Accenture, working in collaboration with Planet Retail, defines a market entry as expansion in one of five ways: the opening of a new retail format in a new country, the opening of a new country-specific Web site, the acquisition of a company in a target market, the creation of a joint venture in a target market or the launch of a franchise operation in a target country.

Company-owned stores accounted for 12 of the 25 entries in the first quarter, followed by franchises (seven), Web sites (three), M&A (two) and joint ventures (one). Among the apparel retailers, Allen noted, there were four company-owned stores and one franchise expansion among the five global expansions.

By contrast, the 11 grocery expansions included four company-owned stores, three franchises, three Web sites and one joint venture.

Except for Canada and Denmark, which were the target of two entries each, no country attracted more than one expansion move. There were just three expansions into South America — one each in Brazil, Colombia and Chile — and four in what is termed “emerging Asia” — one each in China, Thailand, Malaysia and the Philippines.
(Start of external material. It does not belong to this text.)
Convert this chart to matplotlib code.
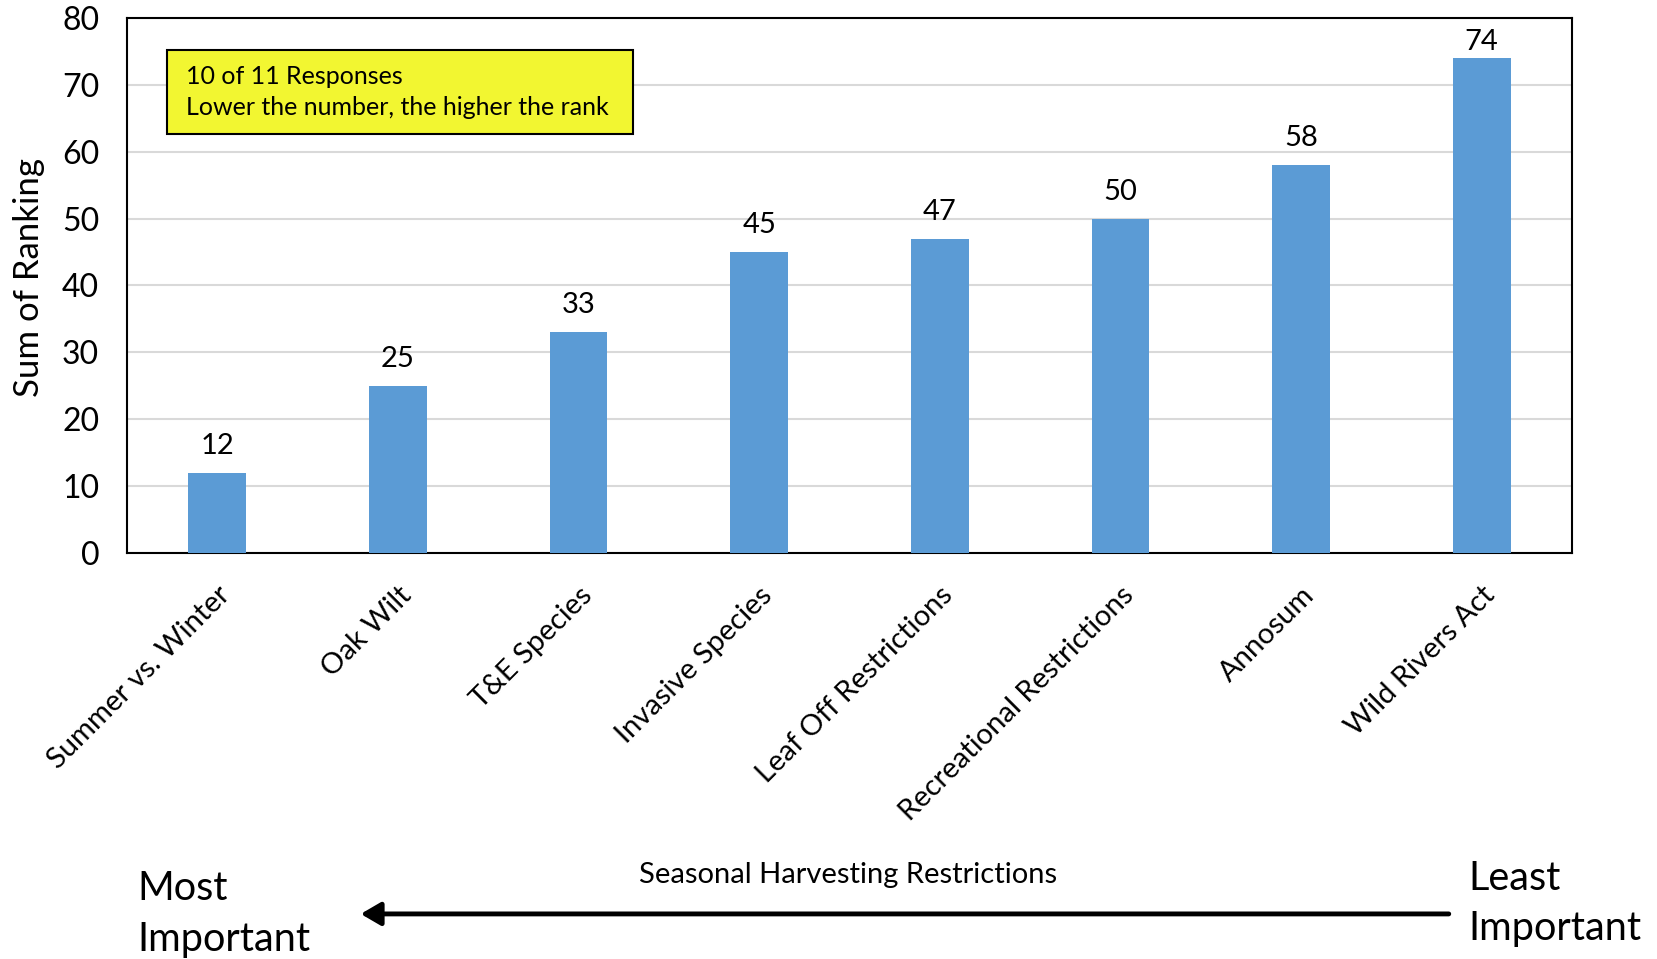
import matplotlib.pyplot as plt
from matplotlib.patches import Rectangle, FancyArrowPatch

plt.rcParams["font.family"] = ["Lato", "DejaVu Sans"]

categories = [
    "Summer vs. Winter",
    "Oak Wilt",
    "T&E Species",
    "Invasive Species",
    "Leaf Off Restrictions",
    "Recreational Restrictions",
    "Annosum",
    "Wild Rivers Act",
]
sum_of_ranking = [12, 25, 33, 45, 47, 50, 58, 74]
y_ticks = [0, 10, 20, 30, 40, 50, 60, 70, 80]

bar_color = "#5B9BD5"
y_max = 80

fig = plt.figure(figsize=(16.57, 9.59), dpi=100)
ax = fig.add_axes([0.0766, 0.4234, 0.8721, 0.5578])

x = range(len(categories))
bars = ax.bar(x, sum_of_ranking, width=0.32, color=bar_color, zorder=3)

for rect, val in zip(bars, sum_of_ranking):
    # labels near the top of the plot get pulled down to stay inside
    offset = 10 if val < y_max - 8 else 2.5
    ax.annotate(
        str(val),
        xy=(rect.get_x() + rect.get_width() / 2, rect.get_height()),
        xytext=(0, offset),
        textcoords="offset points",
        ha="center",
        va="bottom",
        fontsize=21,
    )

ax.set_xlim(-0.5, len(categories) - 0.5)
ax.set_ylim(0, y_max)
ax.set_yticks(y_ticks)
ax.tick_params(axis="y", labelsize=23, length=0, pad=20)
ax.tick_params(axis="x", length=0)
ax.set_xticks(list(x))
ax.set_xticklabels(
    categories, rotation=45, ha="right", va="top", rotation_mode="anchor", fontsize=21
)
for lbl in ax.get_xticklabels():
    lbl.set_y(-0.045)

ax.grid(axis="y", color="#D9D9D9", linewidth=1.5, zorder=0)
for s in ax.spines.values():
    s.set_linewidth(1.5)
    s.set_color("black")

ax.set_ylabel("Sum of Ranking", fontsize=25)
ax.yaxis.set_label_coords(-0.057, 0.515)

# note box
ax.add_patch(
    Rectangle(
        (0.0277, 0.783), 0.3225, 0.157,
        transform=ax.transAxes, facecolor="#F2F631", edgecolor="black",
        linewidth=1.5, zorder=5,
    )
)
ax.text(
    0.041, 0.862, "10 of 11 Responses\nLower the number, the higher the rank",
    transform=ax.transAxes, ha="left", va="center", fontsize=18,
    linespacing=1.45, zorder=6,
)

fig.text(0.512, 0.088, "Seasonal Harvesting Restrictions", ha="center", va="center", fontsize=21)
fig.text(0.083, 0.047, "Most\nImportant", ha="left", va="center", fontsize=28.5, linespacing=1.45)
fig.text(0.886, 0.058, "Least\nImportant", ha="left", va="center", fontsize=28.5, linespacing=1.45)
fig.patches.append(
    FancyArrowPatch(
        (0.876, 0.047), (0.216, 0.047), transform=fig.transFigure,
        arrowstyle="-|>,head_length=0.6,head_width=0.35", mutation_scale=20,
        color="black", linewidth=3.5,
    )
)

fig.savefig("out.png", dpi=100)
plt.close()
Digging more deeply into the numbers, Chris Donnelly, global managing director of Accenture Retail noted two meaningful trends — “the growing appeal of smaller format stores and the increasing number of international moves by emerging market-based retailers.” The latter trend, he said, “suggests both a growing confidence among those retailers and, potentially, the early warning sings of saturation in some emerging markets.”